Shared Completion Channel
yangx-jy opened this issue · comments
I saw the implementation of shared completion channel #1637.
I hope we can discuss the APIs about shared completion channel here. How about the rough desgin?
struct rpma_conn_cfg {
......
bool shared_comp_channel;
};
/* set shared_comp_channel */
rpma_conn_cfg_get_comp_channel(struct rpma_conn_cfg *cfg, bool shared_comp_channel);
/* get shared_comp_channel */
rpma_conn_cfg_set_comp_channel(struct rpma_conn_cfg *cfg, bool *shared_comp_channel);
/*
* Extend rpma_cq_new() to accept a completion channel argument
*/
rpma_cq_new(struct ibv_context *ibv_ctx, int cqe, struct ibv_comp_channel *channel, struct rpma_cq **cq_ptr)
/* change the logic in rpma_conn_req_from_id() */
static int rpma_conn_req_from_id(struct rpma_peer *peer, struct rdma_cm_id *id, const struct rpma_conn_cfg *cfg, struct rpma_conn_req **req_ptr) {
......
bool shared_comp_channel;
rpma_conn_cfg_set_comp_channel(cfg, &shared_comp_channel);
struct ibv_comp_channel *channel = ibv_create_comp_channel(ibv_ctx);
struct rpma_cq *cq = NULL;
rpma_cq_new(id->verbs, cqe, channel, &cq);
struct rpma_cq *rcq = NULL;
if (rcq) {
if (shared_comp_channel) {
rpma_cq_new(id->verbs, cqe, channel, &cq);
} else {
struct ibv_comp_channel *seperate_channel = ibv_create_comp_channel(ibv_ctx);
rpma_cq_new(id->verbs, rcqe, seperate_channel , &rcq);
}
}
......
}
/* I think we don't need to add new rpma_comp_channel_new(), rpma_comp_channel_destroy(), rpma_conn_get_compl_fd() and rpma_conn_wait() */
Hi @yangx-jy ,
about rpma_conn_get_compl_fd() and rpma_conn_wait()

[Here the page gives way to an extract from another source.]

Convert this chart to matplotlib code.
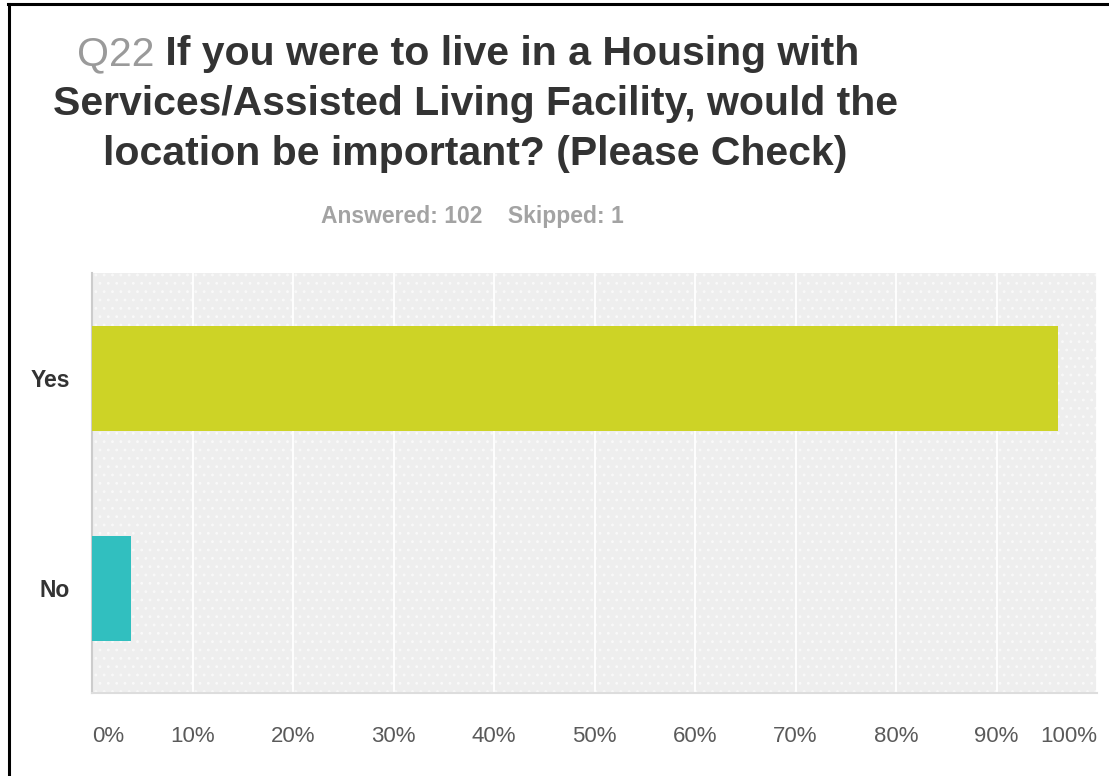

We have to extend existing API rpma_cq_wait(struct rpma_cq *cq)
to get information on what CQ causes an event to avoid calling rpma_cq_get_wc()
for the wrong CQ. This information can be added via cq_context
when ibv_create_cq()
is called.
If we do not have a separate API for the new completion event collecting it will be difficult to describe how to use it.
e.g. you wait for rpma_cq_wait
on rcq
but the function return because cq
generates an event.
The new public API semantic is clear: "wait for any completion that is related to particular connection context".
Hi @grom72
Is it necessary to keep both separate completion channels and a shared completion channel?
If necessary, is it possible to unify the same APIs to wait the completion event?
A separate completion events channel works in the context of one completion queue only.
Options to be supported:
a) only CQ (no RCQ) -> completion event channel per rpma_cq
b) CQ + RCQ
- completion event channel per rpma_cq - do we see any use-case for that?
- completion event channel common for CQ and RCQ on the connection level -> that could also work for "only CQ case" (if no shared event channel or no RCQ, use CQ event channel)
if we forget case b.1) we can replace rpma_cq_wait by rpma_conn_wait() and mark rpma_cq_wait as deprecated (and remove
it later) or we can leave it but not recommend it.
To support transition we should add API call: int rpma_cq_get_conn(struct *rpma_cq, struct **conn_ptr)
@ldorau what is your opinion? is it ok to replace cq_wait with conn_wait?
If we think separate completion channels affect the performance, we can replace it with a shared completion channel.
I think providing many different APIs about two choices is complex for user to use them.
Hi @yangx-jy,
together with @ldorau, we are very close to the conclusion that the completion event channel will only be supported on the connection level (rpma_conn_wait()
).
To make a decision to deprecate rpma_cq_wait()
we have to:
- a measure that GPSPM works better with a shared completion channel or at least as good as existing software solution (Your help is appreciated)
- consult with existing and potential librpma users that they do not need a separate completion channel for RCQ
Hi @yangx-jy, yes, you are right - two very similar APIs may be confusing for users. We have just added a new API and when it proves to have better performance than the old one, we will deprecate and remove the old one.
Hi @yangx-jy, yes, you are right - two very similar APIs may be confusing for users. We have just added a new API and when it proves to have better performance than the old one, we will deprecate and remove the old one.
Great. ^_^
Both API calls rpma_conn_wait()
and rpma_cq_wait()
will stay.